Ambulance Traffic Could Decide Life Or Death

Ambulance Traffic Could Decide Life Or Death

Imagine you call 911 and tell the operator you are experiencing the signs of a heart attack -- chest discomfort, shortness of breath and nausea. EMS employees arrive and help you into an ambulance, bound for the best, nearest emergency department, you think, until you overhear on the radio that it is closed to ambulance traffic.

Now, new research shows that said closure could have a significant impact on your health outcome. It suggests that where ambulances take heart attack sufferers has a measurable impact on whether they live or die.

The report, out today in the Journal of the American Medical Association, is among the first to determine whether diversion of ambulance traffic by the nearest emergency department is linked with an increased risk of death.

Diversion occurs when emergency departments stop accepting ambulance traffic, often because of overcrowding or a lack of beds. It is a widespread problem: according to the American Hospital Association, almost a quarter of all U.S. hospitals went on diversion in 2010.

To better understand its impact, the authors of the new study combed through the records of nearly 14,000 Medicare patients in four California counties. They found that when hospitals were not on diversion -- i.e. open to ambulance traffic -- acute myocardial infarction (AMI) sufferers had a mortality rate of 15 percent. But when hospitals were on diversion for 12 hours or more, that rate jumped to 18 percent.

"What that means is when the nearest emergency department is subject to long hours of diversion, there could be three deaths that were potentially avoidable if there had been no diversion," explained Yu-Chu Shen, Ph.D., of the Naval Postgraduate School and the study's lead author.

She added that 12 hours of diversion in 24-hour period was not uncommon. Approximately 25 percent of the daily hospital logs they looked at for this study indicated a diversion of that length or longer.

"The findings are not a surprise at all," said Dr. Jesse Pines, physician advisor with Urgent Matters, a group aimed at reducing emergency department crowding nationwide. "During these episodes, ambulances will have to bypass hospitals, and the main issue with AMI is that it's so time sensitive."
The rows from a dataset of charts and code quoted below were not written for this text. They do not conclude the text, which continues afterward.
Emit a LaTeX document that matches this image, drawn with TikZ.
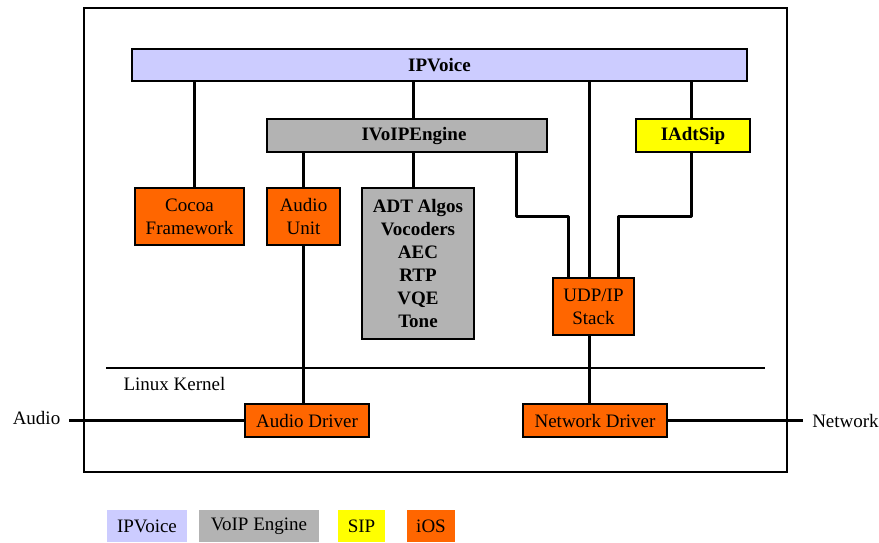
\documentclass[tikz,border=0pt]{standalone}
\usepackage{fontspec}
\setmainfont{Liberation Serif}
\definecolor{ipvc}{HTML}{CCCCFF}
\definecolor{engc}{HTML}{B3B3B3}
\definecolor{sipc}{HTML}{FFFF00}
\definecolor{iosc}{HTML}{FF6600}
\begin{document}
\begin{tikzpicture}[x=1pt,y=-1pt,
  txt/.style={font=\fontsize{19}{23}\selectfont},
  bftxt/.style={font=\fontsize{19}{23}\selectfont\bfseries},
  blk/.style={draw, line width=1.6pt, inner sep=0pt, align=center, txt},
  conn/.style={line width=3pt},
  leg/.style={inner sep=0pt, txt}]
\useasboundingbox (0,0) rectangle (879,542);
\draw[line width=2.2pt] (84,8) rectangle (787,472);
% blocks
\node[blk, fill=ipvc, minimum width=615, minimum height=32, bftxt] (ipv) at (439.5,65) {IPVoice};
\node[blk, fill=engc, minimum width=280, minimum height=33, bftxt] (eng) at (407,135.5) {\hspace*{14pt}IVoIPEngine};
\node[blk, fill=sipc, minimum width=114, minimum height=33, bftxt] (sip) at (693,135.5) {IAdtSip};
\node[blk, fill=iosc, minimum width=109, minimum height=57] (cocoa) at (189.5,216.5) {Cocoa\\Framework};
\node[blk, fill=iosc, minimum width=73, minimum height=57] (au) at (303.5,216.5) {Audio\\Unit};
\node[blk, fill=engc, minimum width=112, minimum height=151, bftxt] (adt) at (418,263.5) {ADT Algos\\Vocoders\\AEC\\RTP\\VQE\\Tone};
\node[blk, fill=iosc, minimum width=81, minimum height=57] (udp) at (593.5,306.5) {UDP/IP\\Stack};
\node[blk, fill=iosc, minimum width=124, minimum height=33] (ad) at (307,420.5) {Audio Driver};
\node[blk, fill=iosc, minimum width=144, minimum height=33] (nd) at (595,420.5) {Network Driver};
% labels
\node[txt, inner sep=0pt] (audio) at (36.5,418) {Audio};
\node[txt, inner sep=0pt] (net) at (845.5,421) {Network};
\node[txt, inner sep=0pt] (lk) at (174.5,384) {Linux Kernel};
\coordinate (kl) at (106,368);
\coordinate (kr) at (765,368);
\draw[line width=1.6pt] (kl) -- (kr);
% connectors
\draw[conn] (ipv.south -| 194,0) -- (cocoa.north -| 194,0);
\draw[conn] (ipv.south -| 413.5,0) -- (eng.north -| 413.5,0);
\draw[conn] (eng.south -| 413.5,0) -- (adt.north -| 413.5,0);
\draw[conn] (eng.south -| au.north) -- (au.north);
\draw[conn] (au.south) -- (ad.north -| au.south);
\draw[conn] (ipv.south -| 589,0) -- (udp.north -| 589,0);
\draw[conn] (ipv.south -| 691,0) -- (sip.north -| 691,0);
\draw[conn, line join=round] (eng.south -| 516,0) |- (568,216) -- (udp.north -| 568,0);
\draw[conn, line join=round] (sip.south -| 691,0) |- (618,216) -- (udp.north -| 618,0);
\draw[conn] (udp.south -| 589,0) -- (nd.north -| 589,0);
\draw[conn] (ad.west -| 69,0) -- (ad.west);
\draw[conn] (nd.east) -- (nd.east -| 803,0);
% legend
\node[leg, fill=ipvc, minimum width=80, minimum height=32] (l1) at (147,526) {IPVoice};
\node[leg, fill=engc, minimum width=120, minimum height=32] (l2) at (259,526) {VoIP Engine};
\node[leg, fill=sipc, minimum width=47, minimum height=32] (l3) at (361.5,526) {SIP};
\node[leg, fill=iosc, minimum width=48, minimum height=32] (l4) at (431,526) {iOS};
\end{tikzpicture}
\end{document}
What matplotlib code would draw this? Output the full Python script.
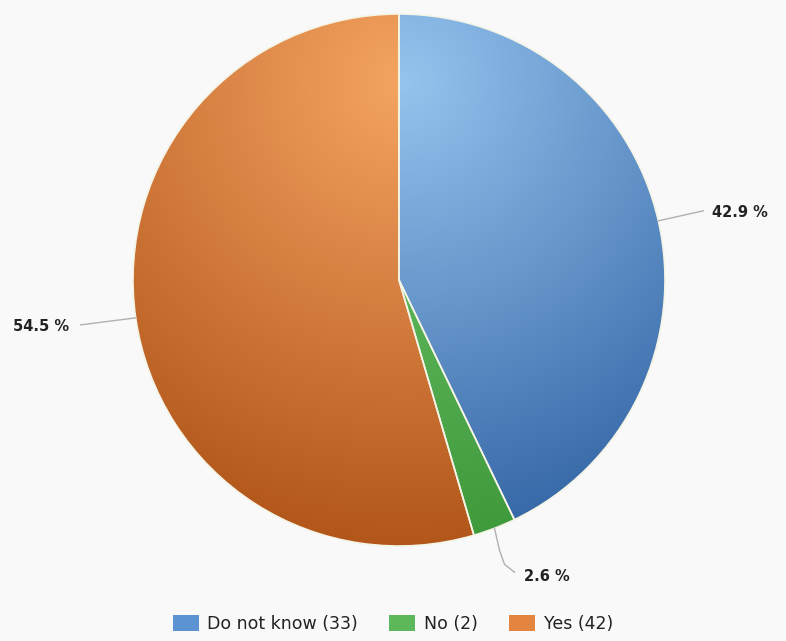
import numpy as np
import matplotlib.pyplot as plt
from matplotlib.colors import to_rgb
from matplotlib.patches import Rectangle

categories = ["Do not know", "No", "Yes"]
counts = [33, 2, 42]
light_colors = ["#95c4ee", "#72c66e", "#f5a462"]
dark_colors = ["#3566a6", "#3f9a3c", "#b2561a"]
mid_colors = ["#5b93d3", "#5cb85a", "#e3843f"]

W, H = 786, 641
fig = plt.figure(figsize=(W / 100, H / 100), dpi=100)
fig.patch.set_facecolor("#f9f9f9")
ax = fig.add_axes([0, 0, 1, 1])

cx, cy, R = 399, H - 280, 266
wedges, _ = ax.pie(counts, startangle=90, counterclock=False, center=(cx, cy),
                   radius=R, colors=mid_colors, frame=True,
                   wedgeprops=dict(edgecolor="#f4f4e6", linewidth=1.2))
ax.set_xlim(0, W)
ax.set_ylim(0, H)
ax.axis("off")

# radial gradient, highlight near the top of the pie
hx, hy = cx + 0.02 * R, cy + 0.75 * R
gx = np.linspace(cx - R, cx + R, 400)
gy = np.linspace(cy - R, cy + R, 400)
GX, GY = np.meshgrid(gx, gy)
t = np.clip(np.hypot(GX - hx, GY - hy) / (1.75 * R), 0, 1)[..., None]
for w, lc, dc in zip(wedges, light_colors, dark_colors):
    img = np.array(to_rgb(lc)) * (1 - t) + np.array(to_rgb(dc)) * t
    im = ax.imshow(img, extent=(cx - R, cx + R, cy - R, cy + R), origin="lower",
                   zorder=w.get_zorder() + 0.1, interpolation="bilinear")
    im.set_clip_path(w)
    w.set_zorder(w.get_zorder() + 0.2)
    w.set_facecolor("none")

total = sum(counts)
pcts = [100 * c / total for c in counts]

# data labels with connectors
for w, p in zip(wedges, pcts):
    ang = np.deg2rad((w.theta1 + w.theta2) / 2)
    ex, ey = cx + R * np.cos(ang), cy + R * np.sin(ang)
    lab = f"{p:.1f} %"
    if np.cos(ang) > 0.5:
        x1, y1 = ex + 45, ey + 10
        ax.plot([ex, x1], [ey, y1], color="#b0b0b0", lw=1, zorder=5)
        ax.text(x1 + 9, y1 - 2, lab, ha="left", va="center", fontsize=10.5,
                fontweight="bold", color="#222222")
    elif np.cos(ang) < -0.5:
        x1, y1 = ex - 55, ey - 7
        ax.plot([ex, x1], [ey, y1], color="#b0b0b0", lw=1, zorder=5)
        ax.text(x1 - 12, y1 - 2, lab, ha="right", va="center", fontsize=10.5,
                fontweight="bold", color="#222222")
    else:
        xs = [ex, ex + 5, ex + 10, ex + 20]
        ys = [ey, ey - 22, ey - 36, ey - 44]
        ax.plot(xs, ys, color="#b0b0b0", lw=1, zorder=5)
        ax.text(ex + 30, ey - 48, lab, ha="left", va="center", fontsize=10.5,
                fontweight="bold", color="#222222")

# legend
handles = [Rectangle((0, 0), 1, 1, facecolor=c, edgecolor="none")
           for c in mid_colors]
leg = fig.legend(handles, [f"{c} ({n})" for c, n in zip(categories, counts)],
                 loc="lower center", bbox_to_anchor=(0.5, -0.012), ncol=3,
                 frameon=False, fontsize=12.5, handlelength=1.5,
                 handleheight=1.1, columnspacing=1.8, handletextpad=0.5)
for txt in leg.get_texts():
    txt.set_color("#222222")

fig.savefig("out.png", dpi=100, facecolor=fig.get_facecolor())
Pines said that a major reason why many hospitals have to go on diversion is what is known as "boarding" within the emergency department. When patients are kept in the emergency department for a long time, it results in fewer active beds that are open to incoming patients. This can lead to general overcrowding, overloaded staff and poorer quality care.

The problem is not just confined to the emergency department.

"If the hospital as a whole is already over capacity, you can't send any more people upstairs when they are ready to leave the ED [emergency department]," Shen told HuffPost. "It's not just an isolated problem."

She added that ambulance diversion also has potential implications for patients in nearby emergency departments, which have to absorb the extra ambulance traffic, adding to overcrowding and stretched resources there, too. She said measures as simple as changing the physical layout of the emergency department and taking simple steps to improve the coordination of "upstairs and downstairs," could go a long way in reducing diversion.

In 2009, Massachusetts became the first state to ban diversion outright. Studies have yet to determine whether the ban has improved the outcomes of patients experiencing time sensitive illnesses. But Pines says it's a step in the right direction.

"With [heart attacks], timing is key," he said. "Even delays on the order of 15 to 20 minutes during episodes of diversion can make a big difference."